### TASK INSTRUCTIONS
Render the material again word for word, skipping the pictures in it.

### COLLECTED DATA

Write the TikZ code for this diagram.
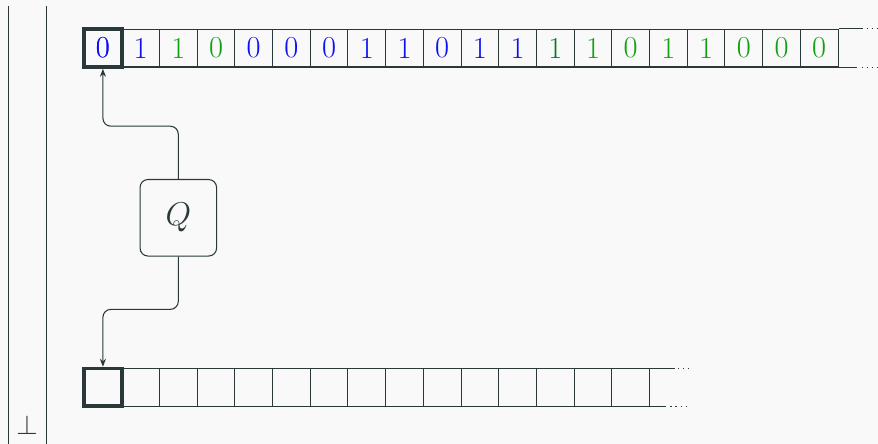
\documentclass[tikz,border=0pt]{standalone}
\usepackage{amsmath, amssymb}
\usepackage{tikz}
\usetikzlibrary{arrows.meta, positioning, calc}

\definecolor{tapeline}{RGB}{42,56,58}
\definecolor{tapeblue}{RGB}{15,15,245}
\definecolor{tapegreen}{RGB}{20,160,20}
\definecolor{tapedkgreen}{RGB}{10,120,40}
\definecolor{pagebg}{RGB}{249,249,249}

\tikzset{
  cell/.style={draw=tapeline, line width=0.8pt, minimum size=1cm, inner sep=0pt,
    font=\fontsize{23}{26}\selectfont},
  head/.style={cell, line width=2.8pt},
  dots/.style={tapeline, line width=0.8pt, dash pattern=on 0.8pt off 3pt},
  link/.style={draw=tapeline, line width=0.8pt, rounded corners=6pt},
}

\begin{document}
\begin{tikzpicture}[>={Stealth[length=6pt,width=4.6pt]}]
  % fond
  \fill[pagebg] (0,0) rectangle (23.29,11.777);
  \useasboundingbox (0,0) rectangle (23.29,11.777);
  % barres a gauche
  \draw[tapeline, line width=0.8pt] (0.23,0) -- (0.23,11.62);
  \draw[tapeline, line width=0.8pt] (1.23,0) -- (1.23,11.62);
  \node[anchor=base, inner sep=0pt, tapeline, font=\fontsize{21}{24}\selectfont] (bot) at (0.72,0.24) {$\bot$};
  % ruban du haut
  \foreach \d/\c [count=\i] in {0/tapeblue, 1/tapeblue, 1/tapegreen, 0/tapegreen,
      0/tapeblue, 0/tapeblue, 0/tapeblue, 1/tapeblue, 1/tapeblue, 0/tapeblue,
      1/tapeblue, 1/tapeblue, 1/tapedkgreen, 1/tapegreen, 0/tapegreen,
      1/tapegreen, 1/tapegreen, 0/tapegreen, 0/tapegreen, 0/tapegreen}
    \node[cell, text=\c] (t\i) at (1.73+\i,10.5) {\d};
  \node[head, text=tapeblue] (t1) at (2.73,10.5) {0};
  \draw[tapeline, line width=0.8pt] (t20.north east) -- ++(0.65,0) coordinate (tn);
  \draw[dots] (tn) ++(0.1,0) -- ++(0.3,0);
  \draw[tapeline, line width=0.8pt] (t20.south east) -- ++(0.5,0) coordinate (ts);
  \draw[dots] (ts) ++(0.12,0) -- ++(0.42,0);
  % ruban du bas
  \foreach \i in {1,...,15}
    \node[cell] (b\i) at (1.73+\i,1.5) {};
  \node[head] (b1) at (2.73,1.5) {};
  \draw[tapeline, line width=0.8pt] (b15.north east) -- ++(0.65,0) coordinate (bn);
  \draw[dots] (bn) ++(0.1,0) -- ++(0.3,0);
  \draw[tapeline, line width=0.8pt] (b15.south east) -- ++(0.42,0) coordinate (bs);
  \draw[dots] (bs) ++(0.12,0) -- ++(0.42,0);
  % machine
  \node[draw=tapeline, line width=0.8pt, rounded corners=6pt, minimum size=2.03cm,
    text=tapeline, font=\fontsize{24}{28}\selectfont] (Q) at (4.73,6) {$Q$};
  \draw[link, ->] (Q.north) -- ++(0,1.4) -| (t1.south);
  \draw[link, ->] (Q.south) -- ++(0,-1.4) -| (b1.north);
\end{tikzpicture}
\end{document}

### OUTPUT FOR THIS EXERCISE
Write the TikZ code for this diagram.
\documentclass[tikz,border=0pt]{standalone}
\usepackage{amsmath, amssymb}
\usepackage{tikz}
\usetikzlibrary{arrows.meta, positioning, calc}

\definecolor{tapeline}{RGB}{42,56,58}
\definecolor{tapeblue}{RGB}{15,15,245}
\definecolor{tapegreen}{RGB}{20,160,20}
\definecolor{tapedkgreen}{RGB}{10,120,40}
\definecolor{pagebg}{RGB}{249,249,249}

\tikzset{
  cell/.style={draw=tapeline, line width=0.8pt, minimum size=1cm, inner sep=0pt,
    font=\fontsize{23}{26}\selectfont},
  head/.style={cell, line width=2.8pt},
  dots/.style={tapeline, line width=0.8pt, dash pattern=on 0.8pt off 3pt},
  link/.style={draw=tapeline, line width=0.8pt, rounded corners=6pt},
}

\begin{document}
\begin{tikzpicture}[>={Stealth[length=6pt,width=4.6pt]}]
  % fond
  \fill[pagebg] (0,0) rectangle (23.29,11.777);
  \useasboundingbox (0,0) rectangle (23.29,11.777);
  % barres a gauche
  \draw[tapeline, line width=0.8pt] (0.23,0) -- (0.23,11.62);
  \draw[tapeline, line width=0.8pt] (1.23,0) -- (1.23,11.62);
  \node[anchor=base, inner sep=0pt, tapeline, font=\fontsize{21}{24}\selectfont] (bot) at (0.72,0.24) {$\bot$};
  % ruban du haut
  \foreach \d/\c [count=\i] in {0/tapeblue, 1/tapeblue, 1/tapegreen, 0/tapegreen,
      0/tapeblue, 0/tapeblue, 0/tapeblue, 1/tapeblue, 1/tapeblue, 0/tapeblue,
      1/tapeblue, 1/tapeblue, 1/tapedkgreen, 1/tapegreen, 0/tapegreen,
      1/tapegreen, 1/tapegreen, 0/tapegreen, 0/tapegreen, 0/tapegreen}
    \node[cell, text=\c] (t\i) at (1.73+\i,10.5) {\d};
  \node[head, text=tapeblue] (t1) at (2.73,10.5) {0};
  \draw[tapeline, line width=0.8pt] (t20.north east) -- ++(0.65,0) coordinate (tn);
  \draw[dots] (tn) ++(0.1,0) -- ++(0.3,0);
  \draw[tapeline, line width=0.8pt] (t20.south east) -- ++(0.5,0) coordinate (ts);
  \draw[dots] (ts) ++(0.12,0) -- ++(0.42,0);
  % ruban du bas
  \foreach \i in {1,...,15}
    \node[cell] (b\i) at (1.73+\i,1.5) {};
  \node[head] (b1) at (2.73,1.5) {};
  \draw[tapeline, line width=0.8pt] (b15.north east) -- ++(0.65,0) coordinate (bn);
  \draw[dots] (bn) ++(0.1,0) -- ++(0.3,0);
  \draw[tapeline, line width=0.8pt] (b15.south east) -- ++(0.42,0) coordinate (bs);
  \draw[dots] (bs) ++(0.12,0) -- ++(0.42,0);
  % machine
  \node[draw=tapeline, line width=0.8pt, rounded corners=6pt, minimum size=2.03cm,
    text=tapeline, font=\fontsize{24}{28}\selectfont] (Q) at (4.73,6) {$Q$};
  \draw[link, ->] (Q.north) -- ++(0,1.4) -| (t1.south);
  \draw[link, ->] (Q.south) -- ++(0,-1.4) -| (b1.north);
\end{tikzpicture}
\end{document}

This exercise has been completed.